Had Robben grown up in the west, the Ajax or Feyenoord academy would have snapped him up and banned him from dribbling; then he may have become yet another sideways-passing Dutch forward. Robben became Robben only because he escaped the Dutch system. "Arjen, thank you," the Amsterdam crowd chanted for minutes on end during the Sweden game.

Anyone wondering how Tottenham reject Vincent Janssen is Holland's starting striker should know that the Dutch have absolutely nobody else up front. Some more shocking facts from Zwart:

- The number of assists by Dutch forwards in the English, German, Spanish and Italian leagues this season: zero
- The number of Dutch forwards who have scored in these leagues: one. (Robben, obviously.)

By contrast, Zwart shows that the number of minutes played by Dutch defenders in these leagues (think Daley Blind at Manchester United, Virgil van Dijk at Southampton and Lazio's Stefan de Vrij) has never been higher. There is lots of young Dutch creative talent coming through but none of it is on the men's side. While the women's national team won Euro 2017 with six wins from six games with 13 goals scored, the men are approaching a low ebb.

For such a globalized country, the solution is obvious: look abroad. That's what the Germans did when their soccer hit rock-bottom in 2004. They went around Europe stealing the best ideas. At home, they refreshed their soccer thinking by looking beyond the usual suspects for coaches. Joachim Low, never a well-known player, was made coach of the national team. Men like Thomas Tuchel and Julian Nagelsmann, who had barely or never played professionally, were appointed as coaches of big clubs. When the Germans become clever, nobody else has a chance and now they are world champions. Holland's other neighbors, Belgium, recruited the outsider Roberto Martinez as national team manager last year, after advertising the job online.

The only advantage the little Netherlands ever had in soccer was brainpower. As Cruyff said, "Soccer is a game you play with your head." But the men who run Dutch soccer seem fearful of clever foreigners bringing ideas.

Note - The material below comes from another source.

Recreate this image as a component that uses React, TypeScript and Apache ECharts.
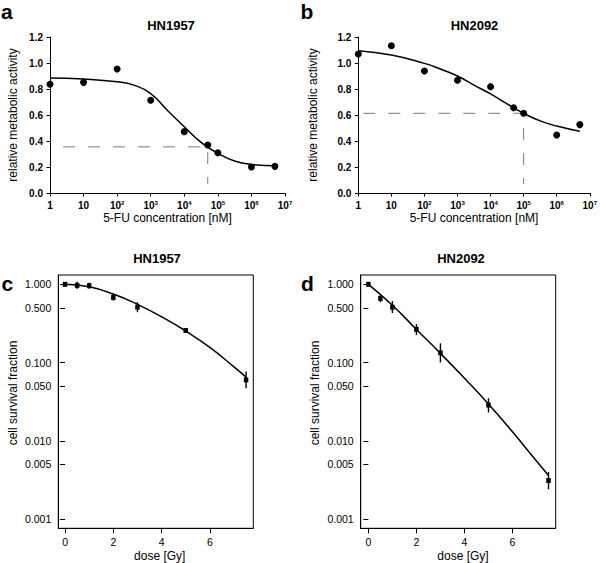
import React, { useEffect, useRef } from "react";
import * as echarts from "echarts";

// ---- data ----
const concentrations = [1, 10, 100, 1000, 10000, 50000, 100000, 1000000, 5000000];
const activityHN1957 = [0.836, 0.851, 0.954, 0.713, 0.472, 0.369, 0.31, 0.2, 0.205];
const activityHN2092 = [1.069, 1.133, 0.938, 0.867, 0.818, 0.656, 0.613, 0.446, 0.526];

const fitConc = [1, 10, 100, 316, 1000, 3160, 10000, 31600, 100000, 316000, 1000000, 5000000];
const fitHN1957 = [0.885, 0.877, 0.856, 0.83, 0.765, 0.635, 0.51, 0.39, 0.305, 0.246, 0.22, 0.21];
const fitHN2092 = [1.095, 1.062, 0.997, 0.952, 0.9, 0.83, 0.762, 0.685, 0.613, 0.555, 0.515, 0.475];

// IC guide lines: [conc, activity]
const icHN1957 = [50000, 0.355];
const icHN2092 = [100000, 0.613];
const guideBottom = 0.07;

const concTickExps = [0, 1, 2, 3, 4, 5, 6, 7];
const activityTicks = [0, 0.2, 0.4, 0.6, 0.8, 1.0, 1.2];

const doses = [0, 0.5, 1, 2, 3, 5, 7.5];
const survHN1957 = [1.0, 0.97, 0.96, 0.68, 0.51, 0.257, 0.06];
const lowHN1957 = [1.0, 0.88, 0.88, 0.62, 0.44, 0.243, 0.047];
const highHN1957 = [1.0, 1.08, 1.05, 0.75, 0.59, 0.272, 0.077];
const survHN2092 = [1.0, 0.66, 0.51, 0.265, 0.133, 0.0286, 0.0031];
const lowHN2092 = [1.0, 0.59, 0.43, 0.225, 0.1, 0.023, 0.0024];
const highHN2092 = [1.0, 0.74, 0.61, 0.31, 0.176, 0.035, 0.004];

const fitDose = [0, 1, 2, 3, 4, 5, 6, 7, 7.5];
const fitSurvHN1957 = [1.0, 0.93, 0.75, 0.555, 0.385, 0.253, 0.156, 0.088, 0.065];
const fitSurvHN2092 = [1.0, 0.54, 0.265, 0.131, 0.063, 0.0295, 0.013, 0.0055, 0.0036];

const survTicks = [1, 0.5, 0.1, 0.05, 0.01, 0.005, 0.001];
const doseTicks = [0, 2, 4, 6];

const FONT = "'Liberation Sans', Arial, Helvetica, sans-serif";
const SURV_MIN = 0.00076;
const SURV_MAX = 1.315;

function concLabel(v: number) {
  const e = Math.round(Math.log10(v));
  if (!concTickExps.includes(e)) return "";
  if (e === 0) return "1";
  if (e === 1) return "10";
  return "10{s|" + e + "}";
}

function topX(gridIndex: number) {
  return {
    type: "log",
    gridIndex,
    logBase: 10,
    min: 1,
    max: 1e7,
    interval: 1,
    name: "5-FU concentration [nM]",
    nameLocation: "middle",
    nameGap: 19,
    nameTextStyle: { fontSize: 12, color: "#000", fontFamily: FONT },
    axisLine: { show: true, onZero: false, lineStyle: { color: "#000", width: 1 } },
    axisTick: { show: true, length: 3.5, lineStyle: { color: "#000" } },
    axisLabel: {
      show: true,
      interval: 0,
      showMinLabel: true,
      showMaxLabel: true,
      margin: 7,
      fontSize: 10,
      fontWeight: "bold",
      color: "#000",
      fontFamily: FONT,
      formatter: (v: number) => concLabel(v),
      rich: { s: { fontSize: 6, fontWeight: "bold", color: "#000", verticalAlign: "top", fontFamily: FONT } },
    },
    splitLine: { show: false },
    minorTick: { show: false },
  };
}

function topY(gridIndex: number, nameGap: number) {
  return {
    type: "value",
    gridIndex,
    min: activityTicks[0],
    max: activityTicks[activityTicks.length - 1],
    interval: 0.2,
    name: "relative metabolic activity",
    nameLocation: "middle",
    nameGap,
    nameRotate: 90,
    nameTextStyle: { fontSize: 12, color: "#000", fontFamily: FONT },
    axisLine: { show: true, onZero: false, lineStyle: { color: "#000", width: 1 } },
    axisTick: { show: true, length: 3.5, lineStyle: { color: "#000" } },
    axisLabel: {
      margin: 7,
      fontSize: 10,
      fontWeight: "bold",
      color: "#000",
      fontFamily: FONT,
      formatter: (v: number) => v.toFixed(1),
    },
    splitLine: { show: false },
  };
}

function botX(gridIndex: number, min: number) {
  return {
    type: "value",
    gridIndex,
    min,
    max: 7.8,
    axisLine: { show: true, onZero: false, lineStyle: { color: "#000", width: 1 } },
    axisTick: { show: true, length: 5, customValues: doseTicks, lineStyle: { color: "#000" } },
    axisLabel: {
      customValues: doseTicks,
      margin: 8,
      fontSize: 10.5,
      color: "#000",
      fontFamily: FONT,
      formatter: (v: number) => String(v),
    },
    splitLine: { show: false },
  };
}

function botYLog(gridIndex: number) {
  return {
    type: "log",
    gridIndex,
    logBase: 10,
    min: SURV_MIN,
    max: SURV_MAX,
    position: "left",
    axisLine: { show: true, onZero: false, lineStyle: { color: "#000", width: 1 } },
    axisTick: { show: false },
    axisLabel: { show: false },
    splitLine: { show: false },
    minorTick: { show: false },
  };
}

function botYTicks(gridIndex: number) {
  const vals = survTicks.map((t) => Math.log10(t));
  return {
    type: "value",
    gridIndex,
    min: Math.log10(SURV_MIN),
    max: Math.log10(SURV_MAX),
    position: "left",
    axisLine: { show: false },
    axisTick: { show: true, length: 5, customValues: vals, lineStyle: { color: "#000" } },
    axisLabel: {
      customValues: vals,
      margin: 7,
      fontSize: 10.5,
      color: "#000",
      fontFamily: FONT,
      formatter: (v: number) => Math.pow(10, v).toFixed(3),
    },
    splitLine: { show: false },
  };
}

function errorSeries(xAxisIndex: number, yAxisIndex: number, surv: number[], low: number[], high: number[]) {
  return {
    type: "custom",
    xAxisIndex,
    yAxisIndex,
    encode: { x: 0, y: 1 },
    data: doses.map((d, i) => [d, surv[i], low[i], high[i]]),
    renderItem: (params: any, api: any) => {
      const x = api.value(0);
      const p1 = api.coord([x, api.value(2)]);
      const p2 = api.coord([x, api.value(3)]);
      return {
        type: "line",
        shape: { x1: p1[0], y1: p1[1], x2: p2[0], y2: p2[1] },
        style: { stroke: "#000", lineWidth: 1.4 },
      };
    },
    z: 3,
  };
}

function fitLine(xAxisIndex: number, yAxisIndex: number, xs: number[], ys: number[]) {
  return {
    type: "line",
    xAxisIndex,
    yAxisIndex,
    data: xs.map((x, i) => [x, ys[i]]),
    smooth: 0.5,
    showSymbol: false,
    lineStyle: { color: "#000", width: 1.5 },
    z: 2,
  };
}

function text(t: string, x: number, y: number, size: number, bold: boolean, align = "center", rotation = 0) {
  return {
    type: "text",
    x,
    y,
    rotation,
    style: {
      text: t,
      fontSize: size,
      fontWeight: bold ? "bold" : "normal",
      fontFamily: FONT,
      fill: "#000",
      align,
      verticalAlign: "middle",
    },
  };
}

export default function App() {
  const ref = useRef<HTMLDivElement>(null);
  useEffect(() => {
    document.body.style.margin = "0";
    const chart = echarts.init(ref.current!, undefined, { renderer: "svg" });
    const option: any = {
      animation: false,
      textStyle: { fontFamily: FONT },
      grid: [
        { left: 50, top: 37, width: 235, height: 156 },
        { left: 358.3, top: 37, width: 234.4, height: 156 },
        { left: 58.3, top: 275, width: 195, height: 253.3, show: true, borderColor: "#000", borderWidth: 1, backgroundColor: "transparent" },
        { left: 360.7, top: 275, width: 195, height: 253.3, show: true, borderColor: "#000", borderWidth: 1, backgroundColor: "transparent" },
      ],
      xAxis: [topX(0), topX(1), botX(2, -0.28), botX(3, -0.32)],
      yAxis: [topY(0, 31), topY(1, 39), botYLog(2), botYTicks(2), botYLog(3), botYTicks(3)],
      graphic: [
        text("a", 1, 11, 21, true, "left"),
        text("b", 300.5, 11, 21, true, "left"),
        text("c", 1.5, 283, 21, true, "left"),
        text("d", 301, 283, 21, true, "left"),
        text("HN1957", 171, 25.5, 13, true),
        text("HN2092", 474.5, 25.5, 13, true),
        text("HN1957", 157, 258.5, 13, true),
        text("HN2092", 461, 258.5, 13, true),
        text("cell survival fraction", 13, 393, 12, false, "center", Math.PI / 2),
        text("cell survival fraction", 315, 393, 12, false, "center", Math.PI / 2),
        text("dose [Gy]", 159.7, 556, 12, false),
        text("dose [Gy]", 463, 556, 12, false),
      ],
      series: [
        // panel a
        {
          type: "line",
          xAxisIndex: 0,
          yAxisIndex: 0,
          data: [[1, icHN1957[1]], [icHN1957[0], icHN1957[1]], [icHN1957[0], guideBottom]],
          showSymbol: false,
          lineStyle: { color: "#7a7a7a", width: 1, type: [12, 13], dashOffset: 12 },
          z: 1,
        },
        fitLine(0, 0, fitConc, fitHN1957),
        {
          type: "scatter",
          xAxisIndex: 0,
          yAxisIndex: 0,
          data: concentrations.map((c, i) => [c, activityHN1957[i]]),
          symbol: "circle",
          symbolSize: 7,
          itemStyle: { color: "#000", opacity: 1 },
          z: 3,
        },
        // panel b
        {
          type: "line",
          xAxisIndex: 1,
          yAxisIndex: 1,
          data: [[1, icHN2092[1]], [icHN2092[0], icHN2092[1]], [icHN2092[0], guideBottom]],
          showSymbol: false,
          lineStyle: { color: "#7a7a7a", width: 1, type: [12, 13], dashOffset: 20 },
          z: 1,
        },
        fitLine(1, 1, fitConc, fitHN2092),
        {
          type: "scatter",
          xAxisIndex: 1,
          yAxisIndex: 1,
          data: concentrations.map((c, i) => [c, activityHN2092[i]]),
          symbol: "circle",
          symbolSize: 7,
          itemStyle: { color: "#000", opacity: 1 },
          z: 3,
        },
        // panel c
        fitLine(2, 2, fitDose, fitSurvHN1957),
        errorSeries(2, 2, survHN1957, lowHN1957, highHN1957),
        {
          type: "scatter",
          xAxisIndex: 2,
          yAxisIndex: 2,
          data: doses.map((d, i) => [d, survHN1957[i]]),
          symbol: "rect",
          symbolSize: [4.5, 5],
          itemStyle: { color: "#000", opacity: 1 },
          z: 4,
        },
        // panel d
        fitLine(3, 4, fitDose, fitSurvHN2092),
        errorSeries(3, 4, survHN2092, lowHN2092, highHN2092),
        {
          type: "scatter",
          xAxisIndex: 3,
          yAxisIndex: 4,
          data: doses.map((d, i) => [d, survHN2092[i]]),
          symbol: "rect",
          symbolSize: [4.5, 5],
          itemStyle: { color: "#000", opacity: 1 },
          z: 4,
        },
      ],
    };
    chart.setOption(option);
    return () => chart.dispose();
  }, []);
  return (
    <div
      ref={ref}
      style={{ position: "absolute", left: 0, top: 0, width: 600, height: 563, background: "#fff" }}
    />
  );
}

This spring I put the country's soccer federation, the KNVB, in touch with Jorge Sampaoli, the Argentina-born coach of Sevilla, who had made little Chile into Copa America champions. He was keen to manage Holland. I'm only a journalist but I thought the KNVB would be pleased with a coach who had imbibed the "Hollandse school" style and then modernized it at the highest international level. Sampaoli's teams play a kind of "Total Football 3.0" but the KVNB then appointed Dick Advocaat (who turned 70 last month) for his third stint as Holland's manager. Sampaoli became coach of Argentina instead.

Decisions like that might hint at the nation's refusal to evolve as Germany did, partly because as a small country it sets the bar lower and partly because Dutch soccer is a tiny world -- a "gentleman's club," the Dutch writer Michiel de Hoog calls it -- in which everyone knows everyone, and often since adolescence. Three of Holland's last four managers (Advocaat, Danny Blind and Louis van Gaal) actually played together at Sparta Rotterdam in 1981. Old pals give each other jobs.

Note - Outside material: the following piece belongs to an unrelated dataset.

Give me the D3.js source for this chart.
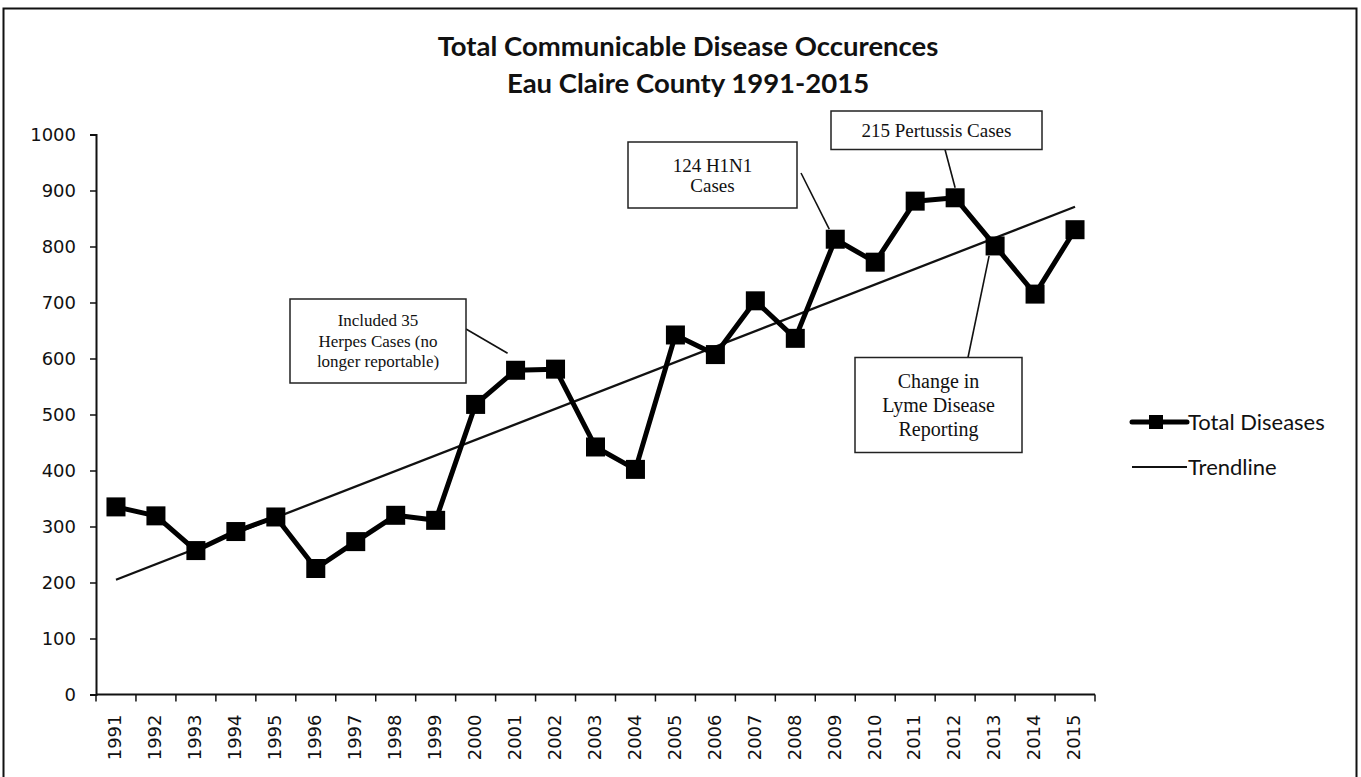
<!DOCTYPE html>
<html>
<head>
<meta charset="utf-8">
<script src="https://cdn.jsdelivr.net/npm/d3@7"></script>
<style>
  html, body { margin: 0; padding: 0; background: #fff; }
  svg { display: block; }
</style>
</head>
<body>
<svg id="main_chart" width="1361" height="777"></svg>
<script>
(function() {
  const years = ['1991', '1992', '1993', '1994', '1995', '1996', '1997', '1998', '1999', '2000',
    '2001', '2002', '2003', '2004', '2005', '2006', '2007', '2008', '2009', '2010',
    '2011', '2012', '2013', '2014', '2015'];
  const total_diseases = [335, 319, 257, 291, 317, 225, 273, 320, 311, 518,
    579, 581, 442, 402, 642, 607, 703, 636, 813, 772,
    881, 887, 801, 715, 830];
  // trendline as drawn in the original (ends)
  const trend_years = ['1991', '2015'];
  const trend_values = [205, 871];
  const y_ticks = [0, 100, 200, 300, 400, 500, 600, 700, 800, 900, 1000];
  const title_lines = ['Total Communicable Disease Occurences', 'Eau Claire County 1991-2015'];

  const svg = d3.select('#main_chart');

  // outer frame of the scanned chart
  svg.append('rect').attr('x', 3.5).attr('y', 8.5).attr('width', 1353).attr('height', 790)
    .attr('fill', 'none').attr('stroke', '#111').attr('stroke-width', 2);

  const xScale = d3.scaleBand().domain(years).range([96, 1095]);
  const yScale = d3.scaleLinear().domain([0, 1000]).range([694.5, 134.5]);
  const cx = function(yr) { return xScale(yr) + xScale.bandwidth() / 2; };

  svg.selectAll('text.title').data(title_lines).enter().append('text')
    .attr('class', 'title')
    .attr('x', 688).attr('y', function(d, i) { return 56 + i * 37; })
    .attr('text-anchor', 'middle')
    .style('font-family', 'Lato, "Open Sans", sans-serif')
    .style('font-weight', 'bold').style('font-size', '27.5px').attr('fill', '#111')
    .text(function(d) { return d; });

  // y axis
  const yAxis = svg.append('g').attr('transform', 'translate(96,0)')
    .call(d3.axisLeft(yScale).tickValues(y_ticks).tickSize(6).tickPadding(14).tickFormat(d3.format('d')));
  yAxis.select('.domain').attr('stroke', '#111').attr('stroke-width', 2);
  yAxis.selectAll('.tick line').attr('stroke', '#111').attr('stroke-width', 1.5);
  yAxis.selectAll('.tick text').style('font-family', '"DejaVu Sans", sans-serif')
    .style('font-size', '18px').attr('fill', '#111');

  // x axis, ticks between categories
  const x_axis_g = svg.append('g').attr('class', 'x_axis');
  x_axis_g.append('line').attr('x1', 96).attr('x2', 1095)
    .attr('y1', yScale(0)).attr('y2', yScale(0)).attr('stroke', '#111').attr('stroke-width', 2);
  x_axis_g.selectAll('line.x_tick').data(years.concat(['end'])).enter().append('line')
    .attr('class', 'x_tick')
    .attr('x1', function(d, i) { return i < years.length ? xScale(d) : xScale.range()[1]; })
    .attr('x2', function(d, i) { return i < years.length ? xScale(d) : xScale.range()[1]; })
    .attr('y1', yScale(0)).attr('y2', yScale(0) + 7)
    .attr('stroke', '#111').attr('stroke-width', 1.5);
  x_axis_g.selectAll('text.x_label').data(years).enter().append('text')
    .attr('class', 'x_label')
    .attr('transform', function(d) { return 'translate(' + (cx(d) - 1) + ',' + (yScale(0) + 20) + ') rotate(-90)'; })
    .attr('text-anchor', 'end').attr('dy', '0.35em')
    .style('font-family', '"DejaVu Sans", sans-serif').style('font-size', '18px').attr('fill', '#111')
    .text(function(d) { return d; });

  // trendline
  const trend_line = d3.line().x(function(d) { return cx(d[0]); }).y(function(d) { return yScale(d[1]); });
  svg.append('path').datum(d3.zip(trend_years, trend_values)).attr('d', trend_line)
    .attr('fill', 'none').attr('stroke', '#111').attr('stroke-width', 2.3);

  // total diseases series
  const series = d3.zip(years, total_diseases);
  svg.append('path').datum(series).attr('d', trend_line)
    .attr('fill', 'none').attr('stroke', '#000').attr('stroke-width', 5).attr('stroke-linejoin', 'round');
  const marker_size = 19;
  svg.selectAll('rect.marker').data(series).enter().append('rect')
    .attr('class', 'marker')
    .attr('x', function(d) { return cx(d[0]) - marker_size / 2; })
    .attr('y', function(d) { return yScale(d[1]) - marker_size / 2; })
    .attr('width', marker_size).attr('height', marker_size).attr('fill', '#000');

  // callout boxes
  const notes = [
    { box: [290, 299, 176, 84], lines: ['Included 35', 'Herpes Cases (no', 'longer reportable)'], size: 17, lh: 20.5,
      from: [466, 329], to: ['2001', 579, -8, -17] },
    { box: [628, 142, 169, 66], lines: ['124 H1N1', 'Cases'], size: 19, lh: 20,
      from: [801, 173], to: ['2009', 813, -6, -10] },
    { box: [831, 111, 211, 38.5], lines: ['215 Pertussis Cases'], size: 19, lh: 20,
      from: [945, 149.5], to: ['2012', 887, 0, -10] },
    { box: [855, 357.5, 167, 95], lines: ['Change in', 'Lyme Disease', 'Reporting'], size: 20, lh: 24,
      from: [968, 357.5], to: ['2013', 801, -6, 10] }
  ];
  const note_g = svg.selectAll('g.note').data(notes).enter().append('g').attr('class', 'note');
  note_g.append('line')
    .attr('x1', function(d) { return d.from[0]; }).attr('y1', function(d) { return d.from[1]; })
    .attr('x2', function(d) { return cx(d.to[0]) + d.to[2]; })
    .attr('y2', function(d) { return yScale(d.to[1]) + d.to[3]; })
    .attr('stroke', '#111').attr('stroke-width', 1.6);
  note_g.append('rect')
    .attr('x', function(d) { return d.box[0]; }).attr('y', function(d) { return d.box[1]; })
    .attr('width', function(d) { return d.box[2]; }).attr('height', function(d) { return d.box[3]; })
    .attr('fill', '#fff').attr('stroke', '#222').attr('stroke-width', 1.5);
  note_g.each(function(d) {
    const g = d3.select(this);
    const mid_y = d.box[1] + d.box[3] / 2;
    const first = mid_y - (d.lines.length - 1) * d.lh / 2;
    g.selectAll('text').data(d.lines).enter().append('text')
      .attr('x', d.box[0] + d.box[2] / 2)
      .attr('y', function(t, i) { return first + i * d.lh; })
      .attr('dy', '0.35em').attr('text-anchor', 'middle')
      .style('font-family', '"Liberation Serif", "Times New Roman", serif')
      .style('font-size', d.size + 'px').attr('fill', '#111')
      .text(function(t) { return t; });
  });

  // legend
  const legend = svg.append('g').attr('class', 'legend');
  legend.append('line').attr('x1', 1132).attr('x2', 1187).attr('y1', 422).attr('y2', 422)
    .attr('stroke', '#000').attr('stroke-width', 5).attr('stroke-linecap', 'round');
  legend.append('rect').attr('x', 1149).attr('y', 415).attr('width', 14).attr('height', 14).attr('fill', '#000');
  legend.append('line').attr('x1', 1132).attr('x2', 1187).attr('y1', 467).attr('y2', 467)
    .attr('stroke', '#111').attr('stroke-width', 2);
  legend.selectAll('text').data(['Total Diseases', 'Trendline']).enter().append('text')
    .attr('x', 1188).attr('y', function(d, i) { return 422 + i * 45; }).attr('dy', '0.35em')
    .style('font-family', 'Lato, "Open Sans", sans-serif').style('font-size', '22px').attr('fill', '#111')
    .text(function(d) { return d; });
}());
</script>
</body>
</html>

Ajax Amsterdam, the only Dutch club with enough money to perform a bit in Europe, is explicitly organized according to the old pals' principle. When Cruyff seized control there in a 2011 coup, he ordained that only Ajax's ex-players could run or coach the club. Marc Overmars, Edwin van der Sar and Dennis Bergkamp now form Ajax's "technical heart," while ex-player Marcel Keizer coaches the first team.

Ajax has done almost nothing in Europe for 20 years except last season under Peter Bosz, a coach who never played for Ajax. Bosz made the players super-fit and got them playing a pacy, German style of Total Football 3.0, which propelled them to the Europa League final. Now he coaches Borussia Dortmund, while Ajax under Keizer has reverted to the contemporary Dutch slow sideways game; they were eliminated from the Europa League before the group stage by Rosenborg of Norway.

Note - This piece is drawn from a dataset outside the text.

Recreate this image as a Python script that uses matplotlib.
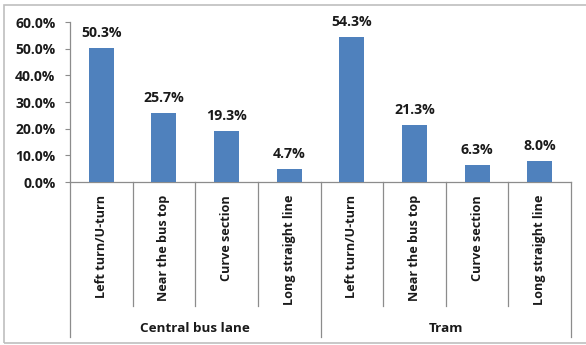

The Dutch old boys' club doesn't worry much about defeats. After Holland's 4-0 thrashing by France, Advocaat revealed his ideal successor: his assistant, Ruud Gullit. "The Netherlands," he raved to a Dutch magazine, "forgets what a great figure Gullit is. After France, all the French players went up to Ruud first. If you have an ambassador like that, profit from it, I say." No matter that Gullit hardly has a history as an innovative winning soccer manager. No matter that he hasn't even coached a team in years, either. What counts is that Gullit is an "ambassador" -- and that he and Advocaat go back more than 30 years together.

I've subscribed to the same Dutch soccer magazine, Voetbal International, since the 1970s. I always used to devour it the moment it arrived. Now I can't bear to open it. The worst thing is that there's almost no prospect of Holland ever returning to the top again. We may forever look back on the 1974-2014 period as the lost Dutch golden age.